I have a software and I am writing a module to export the animation of an object to several formats. Collada is one of them.
Other formats use the sane way of representing an animation by defining time and value of an item.
Collada choses the difficult way. Instead of creating a bezier representation of a curve and put that on the exported file, it should export just the time/values pair and let to the 3D application the task of creating the bezier curve for that animation.
The keyframes I have are not near enough, so I need it bezier.
What I have now is N values of time values (where the keyframes are) and N values for a given variable.
Now I need to export this and generate a Collada file. Forget Blender. I need a Collada file that can be read in any 3D package and reproduce the same animation.
So again, what I have is: N keyframes (each keyframe is a value plot on a time scale). In my example, the animation goes in a bezier way thru these N keyframes.
I just need a way to convert N (time/value) pairs in X bezier points that COLLADA requires.

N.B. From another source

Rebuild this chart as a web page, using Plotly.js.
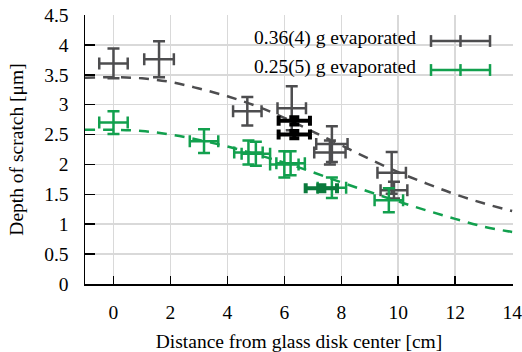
<!DOCTYPE html>
<html>
<head>
<meta charset="utf-8">
<script src="https://cdn.plot.ly/plotly-3.0.1.min.js"></script>
<style>html,body{margin:0;padding:0;background:#fff;}#chart{width:522px;height:352px;}</style>
</head>
<body>
<div id="chart"></div>
<script>
// Series 0.36(4) g evaporated
const grayX    = [0.0, 1.6, 4.7, 6.26, 7.67, 7.6, 9.77, 9.85];
const grayY    = [3.69, 3.76, 2.89, 2.94, 2.34, 2.2, 1.86, 1.57];
const grayYErr = [0.25, 0.3, 0.24, 0.37, 0.3, 0.2, 0.35, 0.14];
const grayXErr = [0.5, 0.52, 0.5, 0.5, 0.55, 0.55, 0.5, 0.47];
// highlighted (dark) points
const blackX    = [6.35, 6.35];
const blackY    = [2.73, 2.5];
const blackYErr = [0.06, 0.06];
const blackXErr = [0.55, 0.55];
// Series 0.25(5) g evaporated
const greenX    = [0.0, 3.18, 4.74, 5.0, 6.0, 6.22, 7.67, 9.67];
const greenY    = [2.7, 2.39, 2.2, 2.18, 2.0, 2.02, 1.61, 1.4];
const greenYErr = [0.19, 0.2, 0.2, 0.2, 0.22, 0.2, 0.17, 0.2];
const greenXErr = [0.5, 0.5, 0.5, 0.5, 0.5, 0.5, 0.5, 0.5];
const dkGreenX    = [7.3];
const dkGreenY    = [1.6];
const dkGreenYErr = [0.05];
const dkGreenXErr = [0.55];
// Fit curves
const fitX     = [-1, 0, 1, 2, 3, 4, 5, 6, 7, 8, 9, 10, 11, 12, 13, 14];
const grayFit  = [3.45, 3.46, 3.44, 3.38, 3.27, 3.14, 2.98, 2.78, 2.55, 2.32, 2.09, 1.87, 1.68, 1.50, 1.35, 1.22];
const greenFit = [2.58, 2.58, 2.56, 2.50, 2.41, 2.30, 2.17, 2.03, 1.87, 1.70, 1.54, 1.38, 1.23, 1.09, 0.96, 0.87];
// Labels
const legendLabels = ["0.36(4) g evaporated", "0.25(5) g evaporated"];
const xTicks = [0, 2, 4, 6, 8, 10, 12, 14];

const GRAY = '#4d4d4f', GREEN = '#12a04e', DKGREEN = '#0b7a3c', BLACK = '#000000';
const FONT = 'Liberation Serif';

function errTrace(x, y, ex, ey, color, thick, w) {
  return {
    x: x, y: y, type: 'scatter', mode: 'markers',
    marker: {size: 1, opacity: 0, color: color},
    error_x: {type: 'data', array: ex, visible: true, color: color, thickness: thick, width: w},
    error_y: {type: 'data', array: ey, visible: true, color: color, thickness: thick, width: w},
    showlegend: false, hoverinfo: 'skip'
  };
}

const traces = [
  {x: fitX, y: grayFit, type: 'scatter', mode: 'lines', line: {color: GRAY, width: 2.5, dash: '10px,8px', shape: 'spline', smoothing: 1}, showlegend: false},
  {x: fitX, y: greenFit, type: 'scatter', mode: 'lines', line: {color: GREEN, width: 2.5, dash: '10px,8px', shape: 'spline', smoothing: 1}, showlegend: false},
  errTrace(grayX, grayY, grayXErr, grayYErr, GRAY, 2.5, 6),
  errTrace(greenX, greenY, greenXErr, greenYErr, GREEN, 2.5, 6),
  errTrace(blackX, blackY, blackXErr, blackYErr, BLACK, 4, 5),
  errTrace(dkGreenX, dkGreenY, dkGreenXErr, dkGreenYErr, DKGREEN, 4, 5)
];

// custom legend (text left of symbol)
const legY = [0.9145, 0.8067];
const symY = [0.9033, 0.7955];
const legColors = [GRAY, GREEN];
const x0 = 0.8084, x1 = 0.9463, xm = 0.8773, capH = 0.022;
const shapes = [];
const annotations = [];
legendLabels.forEach((lab, i) => {
  annotations.push({xref: 'paper', yref: 'paper', x: 0.778, y: legY[i], xanchor: 'right', yanchor: 'middle',
    text: lab, showarrow: false, font: {family: FONT, size: 19.5, color: '#000'}});
  const c = legColors[i];
  shapes.push({type: 'line', xref: 'paper', yref: 'paper', x0: x0, x1: x1, y0: symY[i], y1: symY[i], line: {color: c, width: 2.5}});
  [x0, xm, x1].forEach(xx => {
    shapes.push({type: 'line', xref: 'paper', yref: 'paper', x0: xx, x1: xx, y0: symY[i] - capH, y1: symY[i] + capH, line: {color: c, width: 2.5}});
  });
});

const layout = {
  width: 522, height: 352,
  margin: {l: 85, r: 9, t: 15, b: 68},
  paper_bgcolor: '#fff', plot_bgcolor: '#fff',
  font: {family: FONT, size: 19.5, color: '#000'},
  showlegend: false,
  xaxis: {
    range: [-1, 14.03], tickvals: xTicks, ticks: 'inside', ticklen: 8, tickwidth: 1.5, tickcolor: '#000',
    showline: true, linecolor: '#000', linewidth: 1.5, zeroline: false,
    showgrid: true, gridcolor: '#d9d9d9', gridwidth: 1.5,
    ticklabelstandoff: 10, ticklabeloverflow: 'allow',
    tickfont: {family: FONT, size: 19.5, color: '#000'},
    title: {text: 'Distance from glass disk center [cm]', font: {family: FONT, size: 19.5, color: '#000'}, standoff: 12}
  },
  yaxis: {
    range: [0, 4.5], dtick: 0.5, tick0: 0, ticks: 'inside', ticklen: 10, tickwidth: 1.5, tickcolor: '#000',
    showline: true, linecolor: '#000', linewidth: 1.5, zeroline: false,
    showgrid: true, gridcolor: '#d9d9d9', gridwidth: 1.5,
    ticklabelstandoff: 11,
    tickfont: {family: FONT, size: 19.5, color: '#000'},
    title: {text: 'Depth of scratch [μm]', font: {family: FONT, size: 19.5, color: '#000'}, standoff: 15}
  },
  shapes: shapes,
  annotations: annotations
};

Plotly.newPlot('chart', traces, layout, {displayModeBar: false, staticPlot: true});
</script>
</body>
</html>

This is how Blender wrote a camera animation I did
<animation id="Camera-rotateZ" name="Camera-rotateZ">
<source id="Camera-rotateZ-input">
<float_array count="5" id="Camera-rotateZ-input-array">0.04000 2.64000 5.52000 8.56000 11.60000</float_array>
<technique_common>
<accessor count="5" source="#Camera-rotateZ-input-array" stride="1">
<param type="float" name="TIME"></param>
</accessor>
</technique_common>
</source>
<source id="Camera-rotateZ-output">
<float_array count="5" id="Camera-rotateZ-output-array">0.00000 100.80463 -75.96180 75.78278 -157.80836</float_array>
<technique_common>
<accessor count="5" source="#Camera-rotateZ-output-array" stride="1">
<param type="float" name="ANGLE"></param>
</accessor>
</technique_common>
</source>
<source id="Camera-rotateZ-interpolation">
<Name_array count="5" id="Camera-rotateZ-interpolation-array">BEZIER BEZIER BEZIER BEZIER BEZIER</Name_array>
<technique_common>
<accessor count="5" source="#Camera-rotateZ-interpolation-array" stride="1">
<param type="Name" name="ANGLE"></param>
</accessor>
</technique_common>
</source>
I don’t see any indication here, of the time values I mentioned on my original question. What I see is these strange numbers 0.04, 2.64, etc… How these numbers were calculated
Why I need my script to work like Blender? Simple: because I tested importing this script in other 3D packages and all packages imported my original animation perfectly. So, Blender is doing a fine representation of the animation.
EDIT: there’s an error on my original post. The time for the last keyframe is 290, not 250.